━━━━━ Collected data

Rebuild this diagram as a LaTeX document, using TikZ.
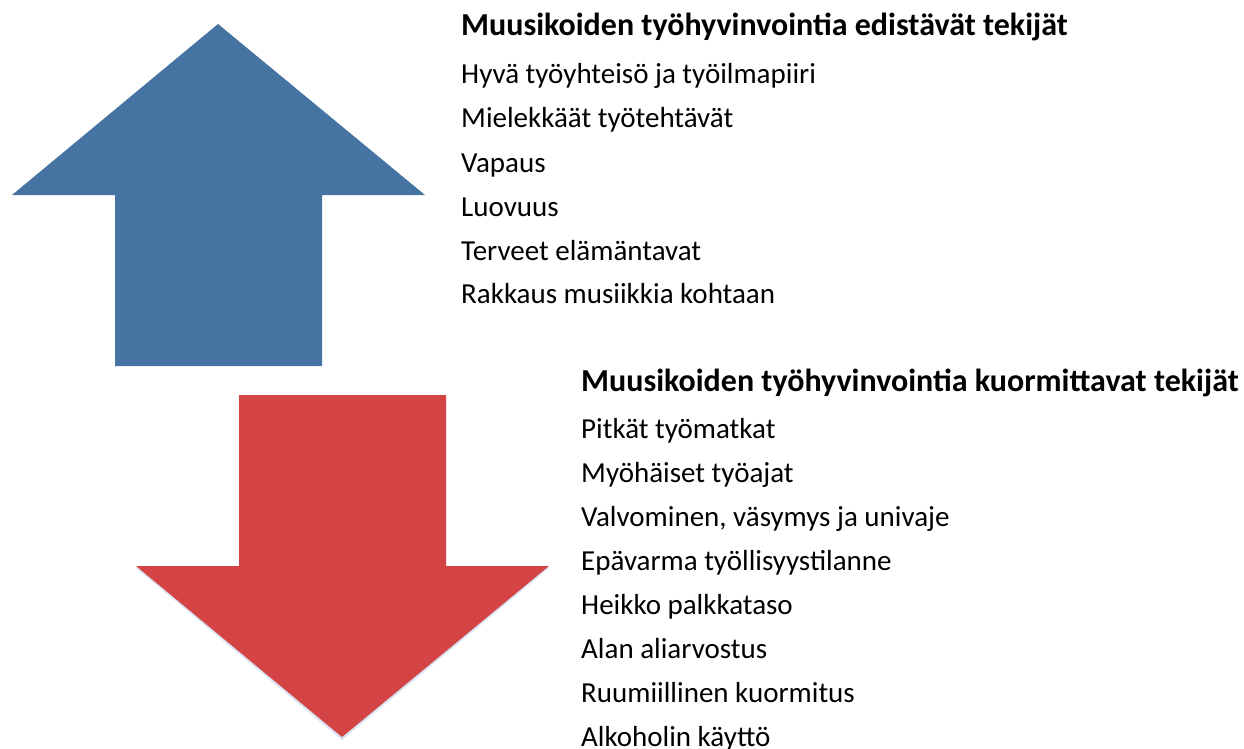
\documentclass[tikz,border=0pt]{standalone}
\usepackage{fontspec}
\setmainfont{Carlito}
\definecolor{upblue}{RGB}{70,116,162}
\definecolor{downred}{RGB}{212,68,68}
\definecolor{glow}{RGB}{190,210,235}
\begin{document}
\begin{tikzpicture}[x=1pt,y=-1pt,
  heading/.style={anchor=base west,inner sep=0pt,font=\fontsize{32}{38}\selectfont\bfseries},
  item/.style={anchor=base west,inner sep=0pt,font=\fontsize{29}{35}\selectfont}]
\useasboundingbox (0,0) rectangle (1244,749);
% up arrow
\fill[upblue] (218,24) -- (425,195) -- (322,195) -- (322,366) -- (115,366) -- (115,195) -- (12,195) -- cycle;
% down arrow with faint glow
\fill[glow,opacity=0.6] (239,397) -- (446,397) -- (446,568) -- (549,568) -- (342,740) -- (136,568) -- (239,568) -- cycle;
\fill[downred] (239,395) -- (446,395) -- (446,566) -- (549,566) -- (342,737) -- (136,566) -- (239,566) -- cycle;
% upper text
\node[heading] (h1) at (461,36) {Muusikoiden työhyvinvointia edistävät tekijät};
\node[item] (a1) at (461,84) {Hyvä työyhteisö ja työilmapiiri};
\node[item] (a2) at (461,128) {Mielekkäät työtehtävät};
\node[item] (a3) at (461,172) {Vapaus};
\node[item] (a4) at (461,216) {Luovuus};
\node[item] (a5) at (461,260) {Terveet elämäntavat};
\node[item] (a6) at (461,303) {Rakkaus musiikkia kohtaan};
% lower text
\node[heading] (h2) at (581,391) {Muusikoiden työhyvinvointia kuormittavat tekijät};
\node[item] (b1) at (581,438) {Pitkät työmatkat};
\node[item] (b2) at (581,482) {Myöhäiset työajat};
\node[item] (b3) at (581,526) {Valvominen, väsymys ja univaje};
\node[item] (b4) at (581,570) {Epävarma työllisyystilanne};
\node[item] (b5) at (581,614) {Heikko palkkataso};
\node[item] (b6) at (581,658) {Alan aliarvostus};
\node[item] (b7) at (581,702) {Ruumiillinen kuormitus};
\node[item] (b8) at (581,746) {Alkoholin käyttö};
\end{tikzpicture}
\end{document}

━━━━━━━━━━

Restate the data above word for word. Skip every picture.

Rebuild this diagram as a LaTeX document, using TikZ.
\documentclass[tikz,border=0pt]{standalone}
\usepackage{fontspec}
\setmainfont{Carlito}
\definecolor{upblue}{RGB}{70,116,162}
\definecolor{downred}{RGB}{212,68,68}
\definecolor{glow}{RGB}{190,210,235}
\begin{document}
\begin{tikzpicture}[x=1pt,y=-1pt,
  heading/.style={anchor=base west,inner sep=0pt,font=\fontsize{32}{38}\selectfont\bfseries},
  item/.style={anchor=base west,inner sep=0pt,font=\fontsize{29}{35}\selectfont}]
\useasboundingbox (0,0) rectangle (1244,749);
% up arrow
\fill[upblue] (218,24) -- (425,195) -- (322,195) -- (322,366) -- (115,366) -- (115,195) -- (12,195) -- cycle;
% down arrow with faint glow
\fill[glow,opacity=0.6] (239,397) -- (446,397) -- (446,568) -- (549,568) -- (342,740) -- (136,568) -- (239,568) -- cycle;
\fill[downred] (239,395) -- (446,395) -- (446,566) -- (549,566) -- (342,737) -- (136,566) -- (239,566) -- cycle;
% upper text
\node[heading] (h1) at (461,36) {Muusikoiden työhyvinvointia edistävät tekijät};
\node[item] (a1) at (461,84) {Hyvä työyhteisö ja työilmapiiri};
\node[item] (a2) at (461,128) {Mielekkäät työtehtävät};
\node[item] (a3) at (461,172) {Vapaus};
\node[item] (a4) at (461,216) {Luovuus};
\node[item] (a5) at (461,260) {Terveet elämäntavat};
\node[item] (a6) at (461,303) {Rakkaus musiikkia kohtaan};
% lower text
\node[heading] (h2) at (581,391) {Muusikoiden työhyvinvointia kuormittavat tekijät};
\node[item] (b1) at (581,438) {Pitkät työmatkat};
\node[item] (b2) at (581,482) {Myöhäiset työajat};
\node[item] (b3) at (581,526) {Valvominen, väsymys ja univaje};
\node[item] (b4) at (581,570) {Epävarma työllisyystilanne};
\node[item] (b5) at (581,614) {Heikko palkkataso};
\node[item] (b6) at (581,658) {Alan aliarvostus};
\node[item] (b7) at (581,702) {Ruumiillinen kuormitus};
\node[item] (b8) at (581,746) {Alkoholin käyttö};
\end{tikzpicture}
\end{document}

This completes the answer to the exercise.